I sit in Temple, listening to the familiar Rosh Hashanah prayers. Eric is beside me, in his brown and black tweed sports jacket, reading along with the Hebrew. He taps me on the shoulder and points at something in the text, some letters I might recognize. He wants to teach me to read Hebrew.
Except he isn’t and he doesn’t and he won’t. This is the 13th Rosh Hashanah when he hasn’t sat beside me, but I still feel him there every year.
Today I sat behind a family I’ve known since Eric and I joined the Temple in 1981. Two daughters, a husband and wife. The older daughter is Sam’s age and they went through Temple school together. The mother worked in the same hospital as Eric and was principal of the Temple school for many of the years Eric was a teacher.
They switched seats often during the service, standing for a prayer and then shifting around. They chatted and put their arms across each others’ backs and tapped hands and leaned against a shoulder off and on.
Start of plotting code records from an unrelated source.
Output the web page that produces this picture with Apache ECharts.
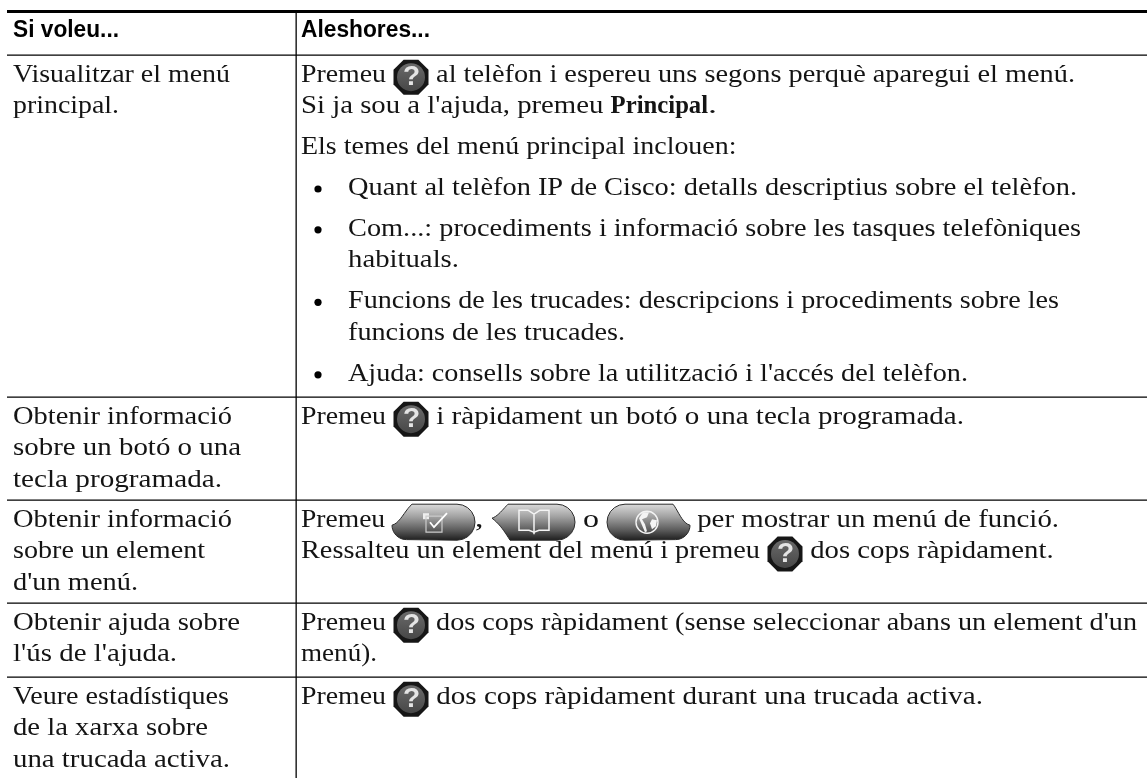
<!DOCTYPE html>
<html><head><meta charset="utf-8">
<style>html,body{margin:0;padding:0;background:#fff}#c{width:1147px;height:778px}</style>
<script src="https://cdn.jsdelivr.net/npm/echarts@6/dist/echarts.min.js"></script>
</head><body><div id="c"></div>
<script>
const headers = ["Si voleu...", "Aleshores..."];
const leftLines = [
  ["Visualitzar el menú", "principal."],
  ["Obtenir informació", "sobre un botó o una", "tecla programada."],
  ["Obtenir informació", "sobre un element", "d'un menú."],
  ["Obtenir ajuda sobre", "l'ús de l'ajuda."],
  ["Veure estadístiques", "de la xarxa sobre", "una trucada activa."]
];
// tokens: {?} help icon, {a}{b}{c} softkeys, *bold*
const rightLines = [
  [
    {t:"Premeu {?} al telèfon i espereu uns segons perquè aparegui el menú."},
    {t:"Si ja sou a l'ajuda, premeu *Principal*."},
    {t:"Els temes del menú principal inclouen:", gap:1},
    {t:"Quant al telèfon IP de Cisco: detalls descriptius sobre el telèfon.", bullet:1, gap:1},
    {t:"Com...: procediments i informació sobre les tasques telefòniques", bullet:1, gap:1},
    {t:"habituals.", indent:1},
    {t:"Funcions de les trucades: descripcions i procediments sobre les", bullet:1, gap:1},
    {t:"funcions de les trucades.", indent:1},
    {t:"Ajuda: consells sobre la utilització i l'accés del telèfon.", bullet:1, gap:1}
  ],
  [{t:"Premeu {?} i ràpidament un botó o una tecla programada."}],
  [
    {t:"Premeu {a}, {b} o {c} per mostrar un menú de funció."},
    {t:"Ressalteu un element del menú i premeu {?} dos cops ràpidament."}
  ],
  [
    {t:"Premeu {?} dos cops ràpidament (sense seleccionar abans un element d'un"},
    {t:"menú)."}
  ],
  [{t:"Premeu {?} dos cops ràpidament durant una trucada activa."}]
];
</script>
<script>
// Layout only: fitted widths of each text run, matching the reference's typeface metrics.
const headerWidths=[106,129];
const leftWidths=[[217,106],[219,228,209],[219,192,125],[227,164],[216,195,217]];
const rightWidths=[
  [[92,646],[309.6,97.5,9],[435.5],[729],[733],[111],[711],[277],[620]],
  [[92,535]],
  [[91,17,32,369],[466,250.6]],
  [[92,708],[76]],
  [[92,554]]
];
const SERIF = '"Liberation Serif"', SANS = '"Liberation Sans"';
const FS = 26, LH = 31.7, GAP = 40.8, FIRST = 20.7, ICON_DY = 1.5;
const X0 = 7, XV = 296, XL = 13, XR = 301, XEND = 1147;
const ruleYs = [55, 397, 500, 603, 677];
const BOTTOM = 778;
const TY = -1;
const ctx = document.createElement('canvas').getContext('2d');
const els = [];
function rect(x,y,w,h,fill){els.push({type:'rect',shape:{x,y,width:w,height:h},style:{fill},silent:true});}
function width(s,font){ctx.font=font;return ctx.measureText(s).width;}
function text(s,x,y,font,fill,sx){
  els.push({type:'text',x,y,scaleX:sx||1,style:{text:s,x:0,y:0,font,fill:fill||'#141414',textAlign:'left',textVerticalAlign:'middle'},silent:true});
}
function fitted(s,x,y,font,w,fill){text(s,x,y,font,fill,w?w/width(s,font):1);return w||width(s,font);}
function bez(p0,c1,c2,p3,out){
  for(let i=0;i<=10;i++){const t=i/10,u=1-t;
    out.push([u*u*u*p0[0]+3*u*u*t*c1[0]+3*u*t*t*c2[0]+t*t*t*p3[0],u*u*u*p0[1]+3*u*u*t*c1[1]+3*u*t*t*c2[1]+t*t*t*p3[1]]);}
}
function capArc(cx,cy,r,a0,a1,out){
  for(let i=0;i<=10;i++){const a=a0+(a1-a0)*i/10;out.push([cx+r*Math.cos(a),cy+r*Math.sin(a)]);}
}
function helpIcon(cx,cy){
  const r=17.5,k=r*0.42;
  els.push({type:'polygon',shape:{points:[[-k,-r],[k,-r],[r,-k],[r,k],[k,r],[-k,r],[-r,k],[-r,-k]].map(p=>[p[0]+cx,p[1]+cy])},style:{fill:'#161616'},silent:true});
  els.push({type:'circle',shape:{cx,cy,r:14},style:{fill:{type:'linear',x:0,y:0,x2:0,y2:1,colorStops:[{offset:0,color:'#6a6a6a'},{offset:1,color:'#474747'}]}},silent:true});
  text('?',cx-8,cy,`bold 28px ${SANS}`,'#e4e4e4');
}
function softkey(kind,l,y){
  const w=83,h=36,t=y-h/2,b=y+h/2,rr=l+w,R=h/2,P=[];
  const grad={type:'linear',x:0,y:0,x2:0,y2:1,colorStops:[{offset:0,color:'#dcdcdc'},{offset:.35,color:'#a2a2a2'},{offset:.7,color:'#5e5e5e'},{offset:1,color:'#1c1c1c'}]};
  if(kind==='a'){
    bez([l,y+3],[l+8,y+1],[l+13,t+6],[l+20,t],P);
    capArc(rr-R,y,R,-Math.PI/2,Math.PI/2,P);
    capArc(l+R*0.8,y+3,R*0.8,Math.PI/2,Math.PI,P);
  }
  if(kind==='b'){
    bez([l,y-4],[l+6,y-6],[l+11,t+5],[l+16,t],P);
    capArc(rr-R,y,R,-Math.PI/2,Math.PI/2,P);
    bez([l+18,b],[l+13,b-8],[l+8,y+2],[l,y-4],P);
  }
  if(kind==='c'){
    capArc(l+R,y,R,Math.PI/2,Math.PI*1.5,P);
    bez([rr-17,t],[rr-12,t+6],[rr-8,y+1],[rr,y+3],P);
    capArc(rr-R*0.8,y+3,R*0.8,0,Math.PI/2,P);
  }
  els.push({type:'polygon',shape:{points:P},style:{fill:grad,stroke:'#2a2a2a',lineWidth:1},silent:true});
  const line={stroke:'#f4f4f4',fill:'none',lineWidth:1.5};
  if(kind==='a'){
    const cx=l+42;
    els.push({type:'rect',shape:{x:cx-11,y:y-9,width:6,height:6},style:{fill:'#eee'},silent:true});
    els.push({type:'rect',shape:{x:cx-8,y:y-6,width:16,height:16},style:{stroke:'#ccc',fill:'none',lineWidth:1.2},silent:true});
    els.push({type:'polyline',shape:{points:[[cx-4,y],[cx,y+5],[cx+13,y-9]]},style:{stroke:'#fff',fill:'none',lineWidth:1.8},silent:true});
  }
  if(kind==='b'){
    const cx=l+42;
    const pg=[[cx,y-8],[cx-6,y-12],[cx-15,y-12],[cx-15,y+8],[cx-5,y+8],[cx,y+10],[cx+5,y+8],[cx+15,y+8],[cx+15,y-12],[cx+6,y-12],[cx,y-8]];
    els.push({type:'polyline',shape:{points:pg},style:line,silent:true});
    els.push({type:'line',shape:{x1:cx,y1:y-8,x2:cx,y2:y+12},style:line,silent:true});
  }
  if(kind==='c'){
    const cx=l+40;
    els.push({type:'circle',shape:{cx,cy:y,r:11},style:{stroke:'#f4f4f4',fill:'none',lineWidth:1.4},silent:true});
    els.push({type:'polygon',shape:{points:[[cx-4,y-10],[cx+2,y-10],[cx,y-5],[cx-5,y-3],[cx-2,y+2],[cx,y+9],[cx-2,y+10],[cx-5,y+3],[cx-8,y-4]]},style:{fill:'#f4f4f4'},silent:true});
    els.push({type:'polygon',shape:{points:[[cx+5,y-3],[cx+10,y-2],[cx+9,y+4],[cx+5,y+7],[cx+3,y+1]]},style:{fill:'#f4f4f4'},silent:true});
  }
  return w;
}
function flow(str,x,y,widths){
  const font=`${FS}px ${SERIF}`, bold=`bold ${FS}px ${SERIF}`;
  let n=0;
  str.split(/(\{.\}|\*[^*]+\*)/).filter(Boolean).forEach(tok=>{
    if(tok==='{?}'){helpIcon(x+18,y+ICON_DY);x+=36;}
    else if(/^\{[abc]\}$/.test(tok)){x+=softkey(tok[1],x,y+1.5);}
    else if(tok[0]==='*'){x+=fitted(tok.slice(1,-1),x,y+TY,bold,widths[n++]);}
    else{x+=fitted(tok,x,y+TY,font,widths[n++]);}
  });
}
// rules
rect(X0,10,XEND-X0,3,'#000');
ruleYs.forEach(y=>rect(X0,y-0.5,XEND-X0,1.3,'#000'));
rect(XV-0.5,10,1.3,BOTTOM-10,'#000');
// headers
fitted(headers[0],XL,31,`bold 23px ${SANS}`,headerWidths[0],'#000');
fitted(headers[1],XR,31,`bold 23px ${SANS}`,headerWidths[1],'#000');
// cells
leftLines.forEach((ls,i)=>{
  const y=ruleYs[i]+FIRST;
  ls.forEach((s,j)=>fitted(s,XL,y+j*LH+TY,`${FS}px ${SERIF}`,leftWidths[i][j]));
});
rightLines.forEach((ls,i)=>{
  let y=ruleYs[i]+FIRST;
  ls.forEach((l,j)=>{
    if(j>0) y+=l.gap?GAP:LH;
    let x=XR;
    if(l.bullet){els.push({type:'circle',shape:{cx:XR+17,cy:y,r:3.6},style:{fill:'#000'},silent:true});}
    if(l.bullet||l.indent) x=XR+47;
    flow(l.t,x,y,rightWidths[i][j]);
  });
});
const chart=echarts.init(document.getElementById('c'),null,{renderer:'canvas'});
chart.setOption({animation:false,backgroundColor:'#fff',graphic:{elements:els}});
</script></body></html>
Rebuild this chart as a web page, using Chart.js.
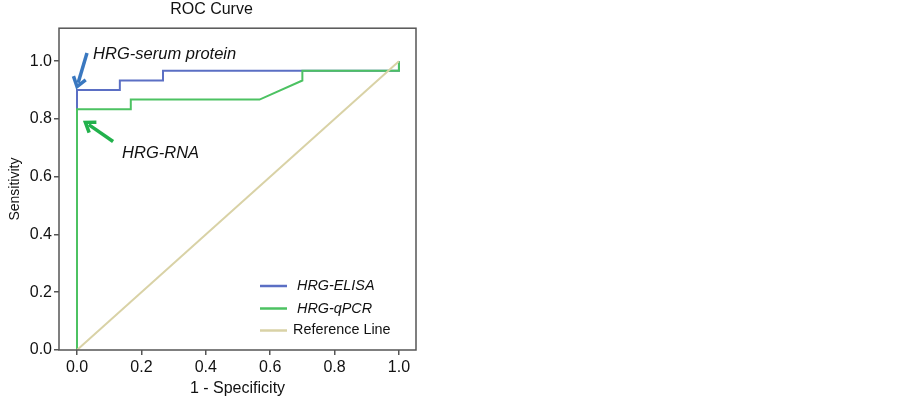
<!DOCTYPE html>
<html>
<head>
<meta charset="utf-8">
<script src="https://cdn.jsdelivr.net/npm/chart.js@4/dist/chart.umd.min.js"></script>
<style>
html,body{margin:0;padding:0;background:#fff;}
#wrap{width:903px;height:398px;position:relative;}
</style>
</head>
<body>
<div id="wrap"><canvas id="c" width="903" height="398"></canvas></div>
<script>
// ---- data ----
const elisaFpr = [0, 0, 0.133, 0.133, 0.267, 0.267, 1.0, 1.0];
const elisaTpr = [0, 0.9, 0.9, 0.933, 0.933, 0.967, 0.967, 1.0];
const qpcrFpr  = [0, 0, 0.167, 0.167, 0.567, 0.7, 0.7, 1.0, 1.0];
const qpcrTpr  = [0, 0.833, 0.833, 0.867, 0.867, 0.933, 0.967, 0.967, 1.0];
const refFpr   = [0, 1];
const refTpr   = [0, 1];
const seriesNames = ['HRG-ELISA', 'HRG-qPCR', 'Reference Line'];
const xTicks = [0, 0.2, 0.4, 0.6, 0.8, 1.0];
const yTicks = [0, 0.2, 0.4, 0.6, 0.8, 1.0];
const annotations = [
  {text: 'HRG-serum protein', x: 0.05, y: 1.024, color: '#3a78c0', from: [0.031, 1.028], to: [0.0, 0.912]},
  {text: 'HRG-RNA', x: 0.14, y: 0.679, color: '#22b14c', from: [0.112, 0.722], to: [0.026, 0.788]}
];

const pts = (xs, ys) => xs.map((x, i) => ({x: x, y: ys[i]}));
const FONT = '"Liberation Sans", Arial, sans-serif';

const framePlugin = {
  id: 'frame',
  afterDraw(chart) {
    const ctx = chart.ctx, a = chart.chartArea;
    ctx.save();
    ctx.strokeStyle = '#555';
    ctx.lineWidth = 1.5;
    ctx.strokeRect(a.left, a.top, a.right - a.left, a.bottom - a.top);
    const xs = chart.scales.x, ys = chart.scales.y;
    ctx.font = 'italic 16.5px ' + FONT;
    ctx.textBaseline = 'middle';
    annotations.forEach(an => {
      ctx.fillStyle = '#111';
      ctx.textAlign = 'left';
      ctx.fillText(an.text, xs.getPixelForValue(an.x), ys.getPixelForValue(an.y));
      const x1 = xs.getPixelForValue(an.from[0]), y1 = ys.getPixelForValue(an.from[1]);
      const x2 = xs.getPixelForValue(an.to[0]), y2 = ys.getPixelForValue(an.to[1]);
      const ang = Math.atan2(y2 - y1, x2 - x1);
      ctx.strokeStyle = an.color;
      ctx.fillStyle = an.color;
      ctx.lineWidth = 3.5;
      ctx.lineCap = 'butt';
      ctx.beginPath();
      ctx.moveTo(x1, y1);
      ctx.lineTo(x2 - 4 * Math.cos(ang), y2 - 4 * Math.sin(ang));
      ctx.stroke();
      const L = 11, w = 0.62;
      ctx.lineJoin = 'miter';
      ctx.beginPath();
      ctx.moveTo(x2 - L * Math.cos(ang - w), y2 - L * Math.sin(ang - w));
      ctx.lineTo(x2, y2);
      ctx.lineTo(x2 - L * Math.cos(ang + w), y2 - L * Math.sin(ang + w));
      ctx.stroke();
    });
    const colors = chart.data.datasets.map(d => d.borderColor);
    const lx = 260, rows = [286, 308.5, 330.5];
    seriesNames.forEach((n, i) => {
      ctx.strokeStyle = colors[i];
      ctx.lineWidth = 2.5;
      ctx.beginPath();
      ctx.moveTo(lx, rows[i]);
      ctx.lineTo(lx + 27, rows[i]);
      ctx.stroke();
      ctx.fillStyle = '#111';
      ctx.font = (i < 2 ? 'italic ' : '') + '14.4px ' + FONT;
      ctx.textAlign = 'left';
      ctx.fillText(n, i < 2 ? lx + 37 : lx + 33, rows[i]);
    });
    ctx.restore();
  }
};

new Chart(document.getElementById('c'), {
  type: 'line',
  data: {
    datasets: [
      {label: seriesNames[0], data: pts(elisaFpr, elisaTpr), borderColor: '#5b6fc4', borderWidth: 2, pointRadius: 0, tension: 0, fill: false, order: 3},
      {label: seriesNames[1], data: pts(qpcrFpr, qpcrTpr), borderColor: '#4cc262', borderWidth: 2, pointRadius: 0, tension: 0, fill: false, order: 2},
      {label: seriesNames[2], data: pts(refFpr, refTpr), borderColor: '#d9d2a6', borderWidth: 2, pointRadius: 0, tension: 0, fill: false, order: 1}
    ]
  },
  options: {
    responsive: false,
    animation: false,
    layout: {padding: {left: 7, right: 487, top: 0, bottom: 0}},
    plugins: {
      legend: {display: false},
      tooltip: {enabled: false},
      title: {display: true, text: 'ROC Curve', color: '#111', font: {family: FONT, size: 16, weight: 'normal'}, padding: {top: 0, bottom: 9}}
    },
    scales: {
      x: {
        type: 'linear', min: -0.056, max: 1.053,
        afterBuildTicks: ax => { ax.ticks = xTicks.map(v => ({value: v})); },
        afterFit: ax => { ax.height = 48; },
        ticks: {color: '#111', font: {family: FONT, size: 16}, padding: 3, maxRotation: 0, callback: v => Number(v).toFixed(1)},
        grid: {display: true, drawOnChartArea: false, drawTicks: true, tickLength: 5, color: '#555', lineWidth: 1.5},
        border: {display: false},
        title: {display: true, text: '1 - Specificity', color: '#111', font: {family: FONT, size: 16}, padding: {top: 0, bottom: 0}}
      },
      y: {
        type: 'linear', min: 0, max: 1.114,
        afterBuildTicks: ax => { ax.ticks = yTicks.map(v => ({value: v})); },
        afterFit: ax => { ax.width = 52; },
        ticks: {color: '#111', font: {family: FONT, size: 16}, padding: 2, callback: v => Number(v).toFixed(1)},
        grid: {display: true, drawOnChartArea: false, drawTicks: true, tickLength: 5, color: '#555', lineWidth: 1.5},
        border: {display: false},
        title: {display: true, text: 'Sensitivity', color: '#111', font: {family: FONT, size: 14}, padding: {top: 0, bottom: 0}}
      }
    }
  },
  plugins: [framePlugin]
});
</script>
</body>
</html>
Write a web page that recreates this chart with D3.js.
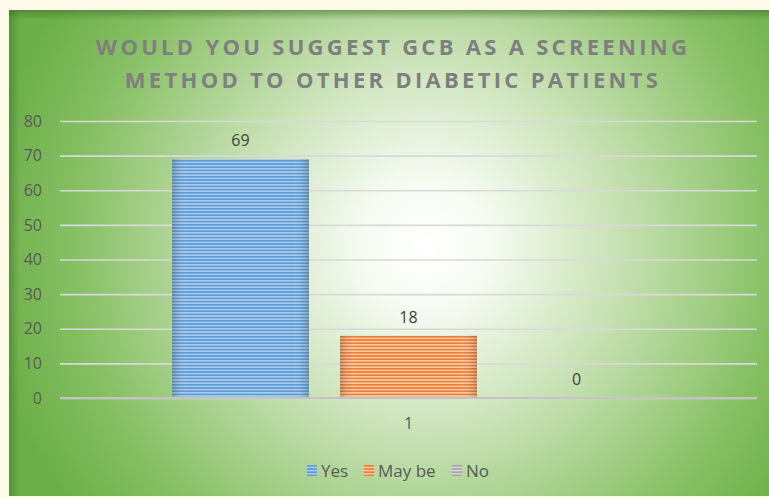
<!DOCTYPE html>
<html><head><meta charset="utf-8">
<script src="https://cdn.jsdelivr.net/npm/d3@7"></script>
<style>
html,body{margin:0;padding:0;background:#fffbe9;}
svg{display:block;}
</style></head>
<body>
<svg id="c" width="769" height="498"></svg>
<script>
const titleLines = ["WOULD YOU SUGGEST GCB AS A SCREENING", "METHOD TO OTHER DIABETIC PATIENTS"];
const categories = ["1"];
const seriesNames = ["Yes", "May be", "No"];
const seriesValues = [69, 18, 0];
const seriesColors = ["#5b9bd5", "#ed7d31", "#a5a5a5"];
const stripeColors = ["#a9cbec", "#f9c9a6", "#d6d6d6"];
const yTicks = [0, 10, 20, 30, 40, 50, 60, 70, 80];

const svg = d3.select("#c");
const defs = svg.append("defs");
const FONT = "'Open Sans', 'Liberation Sans', sans-serif";

// background gradient
const rg = defs.append("radialGradient").attr("id", "bg")
  .attr("gradientUnits", "userSpaceOnUse")
  .attr("cx", 425).attr("cy", 245).attr("r", 440)
  .attr("fx", 425).attr("fy", 245);
rg.append("stop").attr("offset", "0").attr("stop-color", "#ffffff");
rg.append("stop").attr("offset", "0.15").attr("stop-color", "#f6fbf2");
rg.append("stop").attr("offset", "0.45").attr("stop-color", "#c6e0b2");
rg.append("stop").attr("offset", "0.8").attr("stop-color", "#86bf63");
rg.append("stop").attr("offset", "1").attr("stop-color", "#6caf48");

const topShade = defs.append("linearGradient").attr("id", "topShade").attr("x1", 0).attr("y1", 0).attr("x2", 0).attr("y2", 1);
topShade.append("stop").attr("offset", 0).attr("stop-color", "#3f6e2a").attr("stop-opacity", 0.55);
topShade.append("stop").attr("offset", 1).attr("stop-color", "#3f6e2a").attr("stop-opacity", 0);
const leftShade = defs.append("linearGradient").attr("id", "leftShade").attr("x1", 0).attr("y1", 0).attr("x2", 1).attr("y2", 0);
leftShade.append("stop").attr("offset", 0).attr("stop-color", "#3f6e2a").attr("stop-opacity", 0.5);
leftShade.append("stop").attr("offset", 1).attr("stop-color", "#3f6e2a").attr("stop-opacity", 0);

// stripe patterns
seriesNames.forEach((n, i) => {
  const p = defs.append("pattern").attr("id", "stripe" + i)
    .attr("patternUnits", "userSpaceOnUse").attr("width", 10).attr("height", 3.2);
  p.append("rect").attr("width", 10).attr("height", 3.2).attr("fill", stripeColors[i]);
  p.append("rect").attr("width", 10).attr("height", 1.6).attr("fill", seriesColors[i]);
});
const barGlow = defs.append("linearGradient").attr("id", "barGlow").attr("x1", 0).attr("y1", 0).attr("x2", 1).attr("y2", 0);
barGlow.append("stop").attr("offset", 0).attr("stop-color", "#000").attr("stop-opacity", 0.18);
barGlow.append("stop").attr("offset", 0.12).attr("stop-color", "#fff").attr("stop-opacity", 0);
barGlow.append("stop").attr("offset", 0.88).attr("stop-color", "#fff").attr("stop-opacity", 0);
barGlow.append("stop").attr("offset", 1).attr("stop-color", "#000").attr("stop-opacity", 0.18);

const panel = {x: 9, y: 10, w: 760, h: 486};
svg.append("rect").attr("x", panel.x).attr("y", panel.y).attr("width", panel.w).attr("height", panel.h).attr("fill", "url(#bg)");
svg.append("rect").attr("x", panel.x).attr("y", panel.y).attr("width", panel.w).attr("height", 10).attr("fill", "url(#topShade)");
svg.append("rect").attr("x", panel.x).attr("y", panel.y).attr("width", 10).attr("height", panel.h).attr("fill", "url(#leftShade)");

// title
svg.append("g").selectAll("text").data(titleLines).join("text")
  .attr("x", 393).attr("y", (d, i) => 55 + i * 33)
  .attr("text-anchor", "middle")
  .attr("font-family", FONT)
  .attr("font-weight", "bold").attr("font-size", 22)
  .attr("letter-spacing", 3.3)
  .attr("fill", "#7f7f7f")
  .text(d => d);

// scales
const plot = {left: 60, right: 757, top: 121, bottom: 398};
const y = d3.scaleLinear().domain([0, 80]).range([plot.bottom, plot.top]);
const x0 = d3.scaleBand().domain(categories).range([plot.left, plot.right]).paddingInner(0).paddingOuter(0.237);
const x1 = d3.scaleBand().domain(seriesNames).range([0, x0.bandwidth()]).paddingInner(0.185).paddingOuter(0);

// gridlines
const yAxis = d3.axisLeft(y).tickValues(yTicks).tickSize(-(plot.right - plot.left)).tickPadding(18);
const ga = svg.append("g").attr("transform", `translate(${plot.left},0)`).call(yAxis);
ga.select(".domain").remove();
ga.selectAll(".tick line").attr("stroke", "#d9d9d9").attr("stroke-width", 1.6);
ga.selectAll(".tick text").attr("font-family", FONT)
  .attr("font-size", 16).attr("fill", "#595959");

// bars
const data = seriesNames.map((n, i) => ({name: n, value: seriesValues[i], i}));
const gb = svg.append("g").attr("transform", `translate(${x0(categories[0])},0)`);
gb.selectAll("rect.bar").data(data).join("rect").attr("class", "bar")
  .attr("x", d => x1(d.name)).attr("width", x1.bandwidth())
  .attr("y", d => y(d.value)).attr("height", d => y(0) - y(d.value))
  .attr("fill", d => `url(#stripe${d.i})`);
gb.selectAll("rect.glow").data(data).join("rect").attr("class", "glow")
  .attr("x", d => x1(d.name)).attr("width", x1.bandwidth())
  .attr("y", d => y(d.value)).attr("height", d => y(0) - y(d.value))
  .attr("fill", "url(#barGlow)");
gb.selectAll("text").data(data).join("text")
  .attr("x", d => x1(d.name) + x1.bandwidth() / 2)
  .attr("y", d => y(d.value) - 13)
  .attr("text-anchor", "middle")
  .attr("font-family", FONT)
  .attr("font-size", 16).attr("fill", "#404040")
  .text(d => d.value);

// x axis line
svg.append("line").attr("x1", plot.left).attr("x2", plot.right).attr("y1", y(0)).attr("y2", y(0))
  .attr("stroke", "#c4c4c4").attr("stroke-width", 2.2);
const xAxis = d3.axisBottom(x0).tickSize(0).tickPadding(20);
const gx = svg.append("g").attr("transform", `translate(0,${y(0)})`).call(xAxis);
gx.select(".domain").remove();
gx.selectAll("text").attr("font-family", FONT)
  .attr("font-size", 16).attr("fill", "#595959");

// legend
const legendX = [307, 364, 452];
const lg = svg.append("g");
const li = lg.selectAll("g").data(data).join("g").attr("transform", (d, i) => `translate(${legendX[i]},465)`);
li.append("rect").attr("width", 10).attr("height", 11).attr("fill", d => `url(#stripe${d.i})`);
li.append("text").attr("x", 14).attr("y", 12)
  .attr("font-family", FONT)
  .attr("font-size", 17).attr("fill", "#595959").text(d => d.name);
</script>
</body></html>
I loved watching their connection and affection and wondered what it feels like to have the same husband for all those years, to have your mother and father still together, to have a family unit uninterrupted by loss.
My kids and I have the kind of connection and affection I witnessed today, but there’s that hole that never goes away. We’ve walked a long way through our grief and are all living lucky lives in so many ways. But still, there’s a particularly piercing sadness during these High Holy Days that meant so much to Eric. I think about how life would be if Eric was still here — would we all be together at the Temple, would we each be living where we are now, with the same partners, the same work?
Probably not for most of those questions. But I still have Eric’s jacket and it’s back hanging in my study, a trick I thought of two years ago. I can almost see him in it. He’s smiling, watching me at my desk, happy to know I’m writing, happy to know that the kids and I are okay.
Sometimes we’re sad, but we’re okay.